Sinergi tersebut mencakup berbagai aspek, mulai dari penguatan intermediasi keuangan yang optimal, percepatan proses perizinan, hingga pengembangan dan pendalaman pasar keuangan nasional.
"OJK dan Bank Indonesia memperkuat sinergi untuk menjaga stabilitas dan meningkatkan ketahanan sektor keuangan serta mendorong intermediasi yang optimal terutama penguatan kerjasama terkait akselerasi proses perizinan sinergi pengembangan dan pendalaman pasar keuangan termasuk pengembangan inovasi teknologi dan aset keuangan digital penguatan edukasi, literasi, dan inklusi keuangan serta pelindungan konsumen dan ketahanan cyber," pungkasnya.
Advertisement
RI Pilih Negosiasi dengan Pemerintah AS soal Tarif Impor
Sebelumnya, Menteri Koordinator Bidang Perekonomian, Airlangga Hartarto, mengungkapkan alasan di balik keputusan Presiden terpilih Prabowo Subianto untuk mengambil jalur negosiasi dalam merespons kebijakan tarif impor yang diberlakukan oleh Presiden AS, Donald Trump.

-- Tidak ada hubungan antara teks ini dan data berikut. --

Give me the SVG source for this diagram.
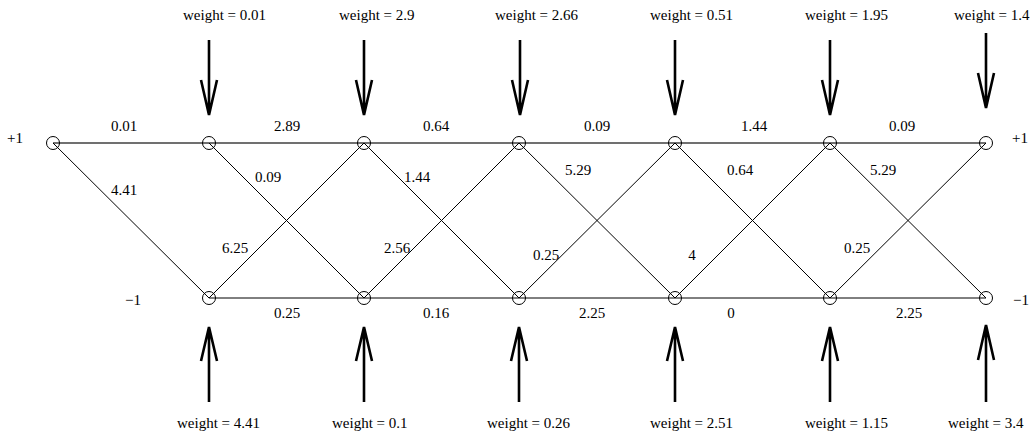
<svg xmlns="http://www.w3.org/2000/svg" width="1034" height="436" viewBox="0 0 1034 436" font-family="'Liberation Serif', 'Times New Roman', Times, serif" font-size="15">
<style>
text{font-family:'Liberation Serif','Times New Roman',Times,serif;font-size:15px;fill:#000}
.m{text-anchor:middle}
.node{fill:none;stroke:#000;stroke-width:1}
.top{stroke:#707070;stroke-width:2;fill:none}
.e{stroke:#000;stroke-width:1;fill:none}
.arr{stroke:#000;stroke-width:2.6;fill:none}
</style>
<rect width="1034" height="436" fill="#fff"/>
<g id="connectors">
<line class="top" x1="53" y1="143" x2="986" y2="143"/>
<line class="e" x1="209" y1="298" x2="986" y2="298"/>
<line class="e" x1="53" y1="143" x2="209" y2="298"/>
<line class="e" x1="209" y1="143" x2="364" y2="298"/>
<line class="e" x1="364" y1="143" x2="519" y2="298"/>
<line class="e" x1="519" y1="143" x2="675" y2="298"/>
<line class="e" x1="675" y1="143" x2="830" y2="298"/>
<line class="e" x1="830" y1="143" x2="986" y2="298"/>
<line class="e" x1="209" y1="298" x2="364" y2="143"/>
<line class="e" x1="364" y1="298" x2="519" y2="143"/>
<line class="e" x1="519" y1="298" x2="675" y2="143"/>
<line class="e" x1="675" y1="298" x2="830" y2="143"/>
<line class="e" x1="830" y1="298" x2="986" y2="143"/>
</g>
<g id="edge-labels">
<text class="m" x="124" y="131">0.01</text>
<text class="m" x="287" y="131">2.89</text>
<text class="m" x="436" y="131">0.64</text>
<text class="m" x="597" y="131">0.09</text>
<text class="m" x="754" y="131">1.44</text>
<text class="m" x="902" y="131">0.09</text>
<text class="m" x="287" y="318">0.25</text>
<text class="m" x="436" y="318">0.16</text>
<text class="m" x="592" y="318">2.25</text>
<text class="m" x="731" y="318">0</text>
<text class="m" x="909" y="318">2.25</text>
<text class="m" x="124" y="195">4.41</text>
<text class="m" x="268" y="182">0.09</text>
<text class="m" x="235" y="253">6.25</text>
<text class="m" x="417" y="182">1.44</text>
<text class="m" x="397" y="253">2.56</text>
<text class="m" x="578" y="175">5.29</text>
<text class="m" x="546" y="260">0.25</text>
<text class="m" x="740" y="175">0.64</text>
<text class="m" x="692" y="260">4</text>
<text class="m" x="883" y="175">5.29</text>
<text class="m" x="857" y="253">0.25</text>
</g>
<g id="n-top-0"><circle class="node" cx="53" cy="143" r="6.5"/><text x="7" y="143">+1</text></g>
<g id="n-top-1"><circle class="node" cx="209" cy="143" r="6.5"/></g>
<g id="n-top-2"><circle class="node" cx="364" cy="143" r="6.5"/></g>
<g id="n-top-3"><circle class="node" cx="519" cy="143" r="6.5"/></g>
<g id="n-top-4"><circle class="node" cx="675" cy="143" r="6.5"/></g>
<g id="n-top-5"><circle class="node" cx="830" cy="143" r="6.5"/></g>
<g id="n-top-6"><circle class="node" cx="986" cy="143" r="6.5"/><text x="1012" y="143">+1</text></g>
<g id="n-bot-1"><circle class="node" cx="209" cy="298" r="6.5"/><text x="125" y="305">−1</text></g>
<g id="n-bot-2"><circle class="node" cx="364" cy="298" r="6.5"/></g>
<g id="n-bot-3"><circle class="node" cx="519" cy="298" r="6.5"/></g>
<g id="n-bot-4"><circle class="node" cx="675" cy="298" r="6.5"/></g>
<g id="n-bot-5"><circle class="node" cx="830" cy="298" r="6.5"/></g>
<g id="n-bot-6"><circle class="node" cx="986" cy="298" r="6.5"/><text x="1013" y="305">−1</text></g>
<g id="w-top-1"><path class="arr" d="M209 40V115M201 80L209 115L217 80"/><text x="183" y="20">weight = 0.01</text></g>
<g id="w-top-2"><path class="arr" d="M364 40V115M356 80L364 115L372 80"/><text x="339" y="20">weight = 2.9</text></g>
<g id="w-top-3"><path class="arr" d="M520 40V115M512 80L520 115L528 80"/><text x="495" y="20">weight = 2.66</text></g>
<g id="w-top-4"><path class="arr" d="M675 40V115M667 80L675 115L683 80"/><text x="650" y="20">weight = 0.51</text></g>
<g id="w-top-5"><path class="arr" d="M830 40V115M822 80L830 115L838 80"/><text x="805" y="20">weight = 1.95</text></g>
<g id="w-top-6"><path class="arr" d="M986 33V108M978 73L986 108L994 73"/><text x="954" y="20">weight = 1.4</text></g>
<g id="w-bot-1"><path class="arr" d="M209 402V327M201 361L209 327L217 361"/><text x="177" y="428">weight = 4.41</text></g>
<g id="w-bot-2"><path class="arr" d="M364 402V327M356 361L364 327L372 361"/><text x="332" y="428">weight = 0.1</text></g>
<g id="w-bot-3"><path class="arr" d="M519 402V327M511 361L519 327L527 361"/><text x="487" y="428">weight = 0.26</text></g>
<g id="w-bot-4"><path class="arr" d="M675 402V327M667 361L675 327L683 361"/><text x="650" y="428">weight = 2.51</text></g>
<g id="w-bot-5"><path class="arr" d="M830 402V327M822 361L830 327L838 361"/><text x="805" y="428">weight = 1.15</text></g>
<g id="w-bot-6"><path class="arr" d="M986 402V325M978 360L986 325L994 360"/><text x="948" y="428">weight = 3.4</text></g>
</svg>
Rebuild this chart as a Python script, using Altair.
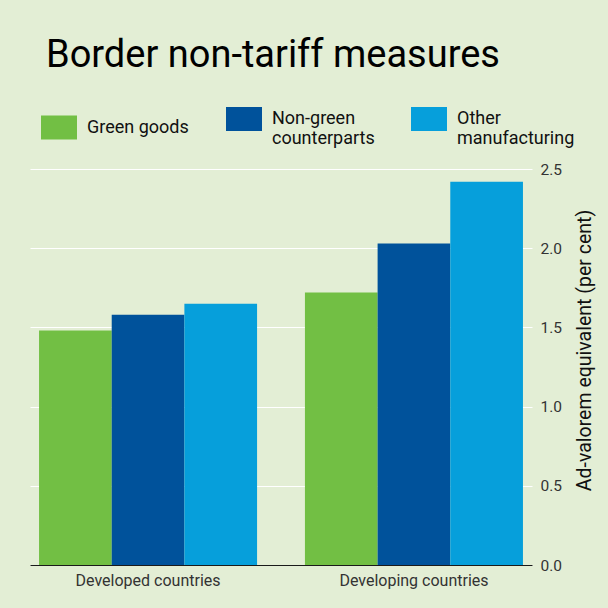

Menurut Airlangga, keputusan ini didasari pertimbangan bahwa Amerika Serikat merupakan mitra strategis bagi Indonesia. Dalam berbagai pembicaraan dan rapat, Presiden Prabowo memberikan arahan agar Indonesia tidak mengambil langkah konfrontatif, melainkan menempuh strategi diplomasi ekonomi melalui negosiasi.
"Arahan Bapak Presiden untuk merespon ini, dalam beberapa kali pembicaraan bahkan dalam rapat, ini Indonesia memilih jalur negosiasi karena Amerika merupakan mitra strategis," kata Airlangga dalam acara Silaturahmi Ekonomi Bersama Presiden RI: Memperkuat Daya Tahan Ekonomi Nasional, di Menara Mandiri Sudirman, Jakarta Selatan, Selasa (8/4/2025).
Salah satu langkah konkret yang dilakukan Pemerintah Indonesia adalah melakukan revitalisasi terhadap perjanjian perdagangan dan investasi, termasuk Trade and Investment Framework Agreement (TIFA) yang terakhir diperbarui pada tahun 1996 dan kini dianggap sudah usang.
"Malaysia juga akan mendekati Indonesia melakukan perjanjian TIFA," ujarnya.